_DATA PROVIDED_

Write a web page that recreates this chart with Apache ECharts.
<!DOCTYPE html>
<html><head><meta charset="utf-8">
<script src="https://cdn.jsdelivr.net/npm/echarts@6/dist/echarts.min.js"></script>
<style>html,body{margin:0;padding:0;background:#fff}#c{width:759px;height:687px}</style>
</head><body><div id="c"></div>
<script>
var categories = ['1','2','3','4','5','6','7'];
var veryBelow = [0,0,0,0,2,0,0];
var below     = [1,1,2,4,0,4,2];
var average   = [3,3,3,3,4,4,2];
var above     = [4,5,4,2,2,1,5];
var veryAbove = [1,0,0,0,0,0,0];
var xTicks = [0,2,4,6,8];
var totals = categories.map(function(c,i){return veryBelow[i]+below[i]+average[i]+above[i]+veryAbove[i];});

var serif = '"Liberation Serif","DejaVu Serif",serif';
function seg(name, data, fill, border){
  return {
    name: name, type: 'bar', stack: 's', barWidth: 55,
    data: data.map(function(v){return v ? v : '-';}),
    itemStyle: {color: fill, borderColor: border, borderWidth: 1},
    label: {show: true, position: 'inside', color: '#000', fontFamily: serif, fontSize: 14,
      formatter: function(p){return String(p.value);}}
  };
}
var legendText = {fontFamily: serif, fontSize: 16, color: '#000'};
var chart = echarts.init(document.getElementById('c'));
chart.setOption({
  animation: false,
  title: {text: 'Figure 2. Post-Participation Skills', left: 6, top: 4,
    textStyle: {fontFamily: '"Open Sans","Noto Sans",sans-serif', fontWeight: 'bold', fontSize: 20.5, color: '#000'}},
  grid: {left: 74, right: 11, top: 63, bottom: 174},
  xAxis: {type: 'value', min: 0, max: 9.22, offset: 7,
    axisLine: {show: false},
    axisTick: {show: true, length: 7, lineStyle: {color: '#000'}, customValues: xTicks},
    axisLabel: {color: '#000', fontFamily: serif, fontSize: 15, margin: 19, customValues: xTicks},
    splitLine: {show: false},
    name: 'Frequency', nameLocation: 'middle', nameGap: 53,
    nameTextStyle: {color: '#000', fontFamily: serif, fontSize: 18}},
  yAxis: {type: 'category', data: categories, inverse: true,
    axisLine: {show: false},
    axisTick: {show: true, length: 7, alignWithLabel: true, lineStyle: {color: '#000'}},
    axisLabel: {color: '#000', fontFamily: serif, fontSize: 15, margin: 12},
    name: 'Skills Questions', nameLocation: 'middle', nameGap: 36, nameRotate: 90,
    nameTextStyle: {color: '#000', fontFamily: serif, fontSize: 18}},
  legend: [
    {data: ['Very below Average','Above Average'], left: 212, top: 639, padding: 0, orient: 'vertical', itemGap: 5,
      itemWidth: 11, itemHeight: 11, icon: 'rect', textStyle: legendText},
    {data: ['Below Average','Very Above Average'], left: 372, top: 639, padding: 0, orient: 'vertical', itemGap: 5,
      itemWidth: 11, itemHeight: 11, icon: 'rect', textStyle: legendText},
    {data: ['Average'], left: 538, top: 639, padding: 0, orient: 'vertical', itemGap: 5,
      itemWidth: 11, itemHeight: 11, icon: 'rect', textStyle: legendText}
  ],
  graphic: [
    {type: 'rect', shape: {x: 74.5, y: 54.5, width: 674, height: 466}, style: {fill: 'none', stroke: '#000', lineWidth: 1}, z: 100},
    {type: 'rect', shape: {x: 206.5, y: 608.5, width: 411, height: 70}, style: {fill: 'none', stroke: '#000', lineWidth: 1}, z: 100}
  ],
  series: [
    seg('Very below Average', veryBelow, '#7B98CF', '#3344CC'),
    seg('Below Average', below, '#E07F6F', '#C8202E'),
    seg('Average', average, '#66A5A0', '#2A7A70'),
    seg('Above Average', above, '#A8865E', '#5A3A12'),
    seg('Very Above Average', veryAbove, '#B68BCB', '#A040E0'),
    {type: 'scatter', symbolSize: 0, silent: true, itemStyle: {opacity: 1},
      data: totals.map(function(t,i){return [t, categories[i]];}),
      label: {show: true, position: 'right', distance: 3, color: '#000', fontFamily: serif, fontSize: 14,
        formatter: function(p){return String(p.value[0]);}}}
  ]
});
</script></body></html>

_WHAT YOU HAVE TO DO_
Each line of the material above must be retyped precisely.

_COMPLETE RESPONSE_
Write a web page that recreates this chart with Apache ECharts.
<!DOCTYPE html>
<html><head><meta charset="utf-8">
<script src="https://cdn.jsdelivr.net/npm/echarts@6/dist/echarts.min.js"></script>
<style>html,body{margin:0;padding:0;background:#fff}#c{width:759px;height:687px}</style>
</head><body><div id="c"></div>
<script>
var categories = ['1','2','3','4','5','6','7'];
var veryBelow = [0,0,0,0,2,0,0];
var below     = [1,1,2,4,0,4,2];
var average   = [3,3,3,3,4,4,2];
var above     = [4,5,4,2,2,1,5];
var veryAbove = [1,0,0,0,0,0,0];
var xTicks = [0,2,4,6,8];
var totals = categories.map(function(c,i){return veryBelow[i]+below[i]+average[i]+above[i]+veryAbove[i];});

var serif = '"Liberation Serif","DejaVu Serif",serif';
function seg(name, data, fill, border){
  return {
    name: name, type: 'bar', stack: 's', barWidth: 55,
    data: data.map(function(v){return v ? v : '-';}),
    itemStyle: {color: fill, borderColor: border, borderWidth: 1},
    label: {show: true, position: 'inside', color: '#000', fontFamily: serif, fontSize: 14,
      formatter: function(p){return String(p.value);}}
  };
}
var legendText = {fontFamily: serif, fontSize: 16, color: '#000'};
var chart = echarts.init(document.getElementById('c'));
chart.setOption({
  animation: false,
  title: {text: 'Figure 2. Post-Participation Skills', left: 6, top: 4,
    textStyle: {fontFamily: '"Open Sans","Noto Sans",sans-serif', fontWeight: 'bold', fontSize: 20.5, color: '#000'}},
  grid: {left: 74, right: 11, top: 63, bottom: 174},
  xAxis: {type: 'value', min: 0, max: 9.22, offset: 7,
    axisLine: {show: false},
    axisTick: {show: true, length: 7, lineStyle: {color: '#000'}, customValues: xTicks},
    axisLabel: {color: '#000', fontFamily: serif, fontSize: 15, margin: 19, customValues: xTicks},
    splitLine: {show: false},
    name: 'Frequency', nameLocation: 'middle', nameGap: 53,
    nameTextStyle: {color: '#000', fontFamily: serif, fontSize: 18}},
  yAxis: {type: 'category', data: categories, inverse: true,
    axisLine: {show: false},
    axisTick: {show: true, length: 7, alignWithLabel: true, lineStyle: {color: '#000'}},
    axisLabel: {color: '#000', fontFamily: serif, fontSize: 15, margin: 12},
    name: 'Skills Questions', nameLocation: 'middle', nameGap: 36, nameRotate: 90,
    nameTextStyle: {color: '#000', fontFamily: serif, fontSize: 18}},
  legend: [
    {data: ['Very below Average','Above Average'], left: 212, top: 639, padding: 0, orient: 'vertical', itemGap: 5,
      itemWidth: 11, itemHeight: 11, icon: 'rect', textStyle: legendText},
    {data: ['Below Average','Very Above Average'], left: 372, top: 639, padding: 0, orient: 'vertical', itemGap: 5,
      itemWidth: 11, itemHeight: 11, icon: 'rect', textStyle: legendText},
    {data: ['Average'], left: 538, top: 639, padding: 0, orient: 'vertical', itemGap: 5,
      itemWidth: 11, itemHeight: 11, icon: 'rect', textStyle: legendText}
  ],
  graphic: [
    {type: 'rect', shape: {x: 74.5, y: 54.5, width: 674, height: 466}, style: {fill: 'none', stroke: '#000', lineWidth: 1}, z: 100},
    {type: 'rect', shape: {x: 206.5, y: 608.5, width: 411, height: 70}, style: {fill: 'none', stroke: '#000', lineWidth: 1}, z: 100}
  ],
  series: [
    seg('Very below Average', veryBelow, '#7B98CF', '#3344CC'),
    seg('Below Average', below, '#E07F6F', '#C8202E'),
    seg('Average', average, '#66A5A0', '#2A7A70'),
    seg('Above Average', above, '#A8865E', '#5A3A12'),
    seg('Very Above Average', veryAbove, '#B68BCB', '#A040E0'),
    {type: 'scatter', symbolSize: 0, silent: true, itemStyle: {opacity: 1},
      data: totals.map(function(t,i){return [t, categories[i]];}),
      label: {show: true, position: 'right', distance: 3, color: '#000', fontFamily: serif, fontSize: 14,
        formatter: function(p){return String(p.value[0]);}}}
  ]
});
</script></body></html>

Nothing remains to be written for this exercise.